I looked in through the window. A travel bag on the back seat. I could have left a note under the windscreen wiper, giving my name and the address of the Hôtel Fremiet. But I wanted to get to the bottom of it there and then. The car was parked right in front of the restaurant. So I pushed the pale wooden door and went in.

Light fell from a wall lamp behind the bar, leaving the few tables arranged along the walls on either side in darkness. And yet, I can see these walls clearly in my memory; they are draped with very worn, red velvet that is ripped and torn here and there, as though, long ago, the place had been quite lavish, but no one went there anymore. Apart from me. At first I thought it was well after closing time. A woman was sitting at the bar wearing a dark brown coat. A young man, the size of a jockey and the look of one, was clearing the tables. He looked askance at me.

‘What can I do for you?’

It would take too long to explain. I walked towards the bar and, instead of sitting on one of the stools, I stopped behind her. I put my hand on her shoulder. She turned around with a start. She stared at me, astonished. There was a large graze across her forehead, just above the eyebrows.

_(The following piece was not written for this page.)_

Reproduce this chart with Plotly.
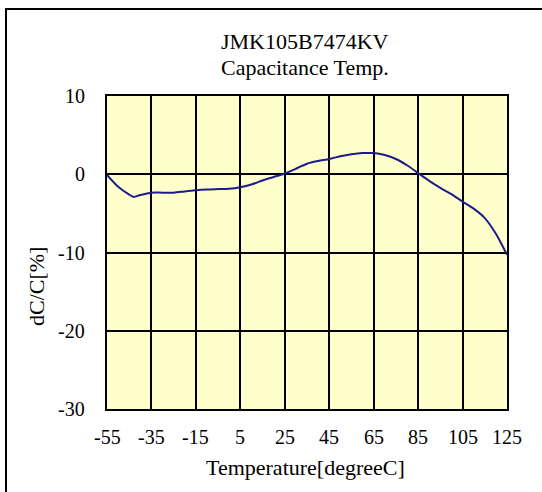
import plotly.graph_objects as go

temps = [-55, -50, -45, -43, -40, -35, -30, -25, -20, -15, -10, -5, 0, 5, 10, 15, 20, 25,
         30, 35, 40, 45, 50, 55, 60, 65, 70, 75, 80, 85, 90, 95, 100, 105, 110, 115, 120, 125]
dcc = [-0.1, -1.6, -2.6, -2.9, -2.65, -2.35, -2.35, -2.35, -2.2, -2.05, -1.95, -1.9, -1.85,
       -1.65, -1.3, -0.8, -0.35, 0.1, 0.7, 1.35, 1.7, 1.95, 2.3, 2.55, 2.7, 2.7, 2.45, 1.95,
       1.15, 0.15, -0.85, -1.75, -2.55, -3.5, -4.4, -5.6, -7.6, -10.3]
x_ticks = [-55, -35, -15, 5, 25, 45, 65, 85, 105, 125]
y_ticks = [-30, -20, -10, 0, 10]
title_lines = ["JMK105B7474KV", "Capacitance Temp."]
x_title = "Temperature[degreeC]"
y_title = "dC/C[%]"

FONT = "Liberation Serif"
W, H = 542, 492
L, R, T, B = 107, 35, 96, 83
PW, PH = W - L - R, H - T - B

def px(x):
    return (x - L) / PW

def py(y):
    return (H - B - y) / PH

fig = go.Figure()
fig.add_trace(go.Scatter(x=temps, y=dcc, mode="lines",
                         line=dict(color="#1c1c8c", width=2, shape="spline", smoothing=0.8),
                         showlegend=False, hoverinfo="skip"))

fig.update_layout(
    width=W, height=H,
    margin=dict(l=L, r=R, t=T, b=B),
    paper_bgcolor="white",
    plot_bgcolor="#FFFFCC",
    font=dict(family=FONT, size=20, color="black"),
    xaxis=dict(range=[-55, 125], tickvals=x_ticks,
               showgrid=True, gridcolor="black", gridwidth=2, zeroline=False,
               showline=True, linecolor="black", linewidth=2, mirror=True,
               ticks="", showticklabels=False),
    yaxis=dict(range=[-30, 10], tickvals=y_ticks,
               showgrid=True, gridcolor="black", gridwidth=2, zeroline=False,
               showline=True, linecolor="black", linewidth=2, mirror=True,
               ticks="", showticklabels=False),
)

ann = []
for v in x_ticks:
    ann.append(dict(x=v, xref="x", y=py(437), yref="paper", text=str(v), showarrow=False,
                    xanchor="center", yanchor="middle", font=dict(size=20)))
for v in y_ticks:
    ann.append(dict(x=px(87), xref="paper", y=v, yref="y", text=str(v), showarrow=False,
                    xanchor="right", yanchor="middle", font=dict(size=20)))
ann.append(dict(x=px(305), xref="paper", y=py(41), yref="paper", text=title_lines[0], showarrow=False,
                xanchor="center", yanchor="middle", font=dict(size=22)))
ann.append(dict(x=px(305), xref="paper", y=py(68), yref="paper", text=title_lines[1], showarrow=False,
                xanchor="center", yanchor="middle", font=dict(size=22)))
ann.append(dict(x=px(305), xref="paper", y=py(468), yref="paper", text=x_title, showarrow=False,
                xanchor="center", yanchor="middle", font=dict(size=22)))
ann.append(dict(x=px(36), xref="paper", y=py(287), yref="paper", text=y_title, showarrow=False,
                textangle=-90, xanchor="center", yanchor="middle", font=dict(size=22)))
fig.update_layout(annotations=ann)

fig.add_shape(type="rect", xref="paper", yref="paper",
              x0=px(6), x1=px(560), y0=py(520), y1=py(9),
              line=dict(color="black", width=2), fillcolor="rgba(0,0,0,0)", layer="below")

fig.write_html("out.html", config={"displayModeBar": False, "staticPlot": True},
               post_script="document.body.style.margin='0';document.body.style.overflow='hidden';")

‘Are you Jacqueline Beausergent?’

I was surprised by the detachment in my voice; I even had the impression that someone else had spoken for me. She gazed at me in silence. She lowered her eyes; they lingered on the stain on my sheepskin jacket, then lower down, on my shoe where the bandage was dangling out.

‘We’ve already met at Place des Pyramides…’

My voice seemed even clearer and more detached. I was standing behind her.

‘Yes…Yes…I remember very well. Place des Pyramides.’

Without looking away, she gave a slightly wry smile, the same — it seemed — as the other night, in the police van.

‘Why don’t we sit down…’

She gestured to the table closest to the bar, which was still covered with a white tablecloth. We sat opposite each other. She put her glass down on the tablecloth. I wondered what kind of alcohol it contained.

‘You should drink something,’ she said. ‘Something to warm you up. You’re very pale.’

She said the words with great seriousness and even a kind of solemn affection that no one had ever shown towards me until then. I felt embarrassed.

‘Have a margarita like me.’

The jockey brought me a margarita and then disappeared through a glass door behind the bar.

‘I didn’t know you’d left the clinic,’ she said. ‘I’ve been away from Paris for a few weeks…I’d planned on finding out how you were.’

It seems to me now, after decades, that it was very gloomy in that place where we’d found ourselves sitting face to face. We were in darkness, like in an eye clinic where they hold up lenses of different strengths in front of your eyes so that eventually you can make out the letters, over there on the backlit screen.

‘You should have stayed longer at the clinic…Did you escape?’ She smiled again. Stayed longer? I didn’t understand. The letters were still very blurry on the screen.

‘They told me to leave,’ I said. ‘A Mr Solière came to find me.’

She seemed surprised. She shrugged. ‘He didn’t tell me about it. I think he was afraid of you.’

Afraid of me? I would never have imagined frightening anyone.

‘You struck him as quite strange. He’s not used to people like you.’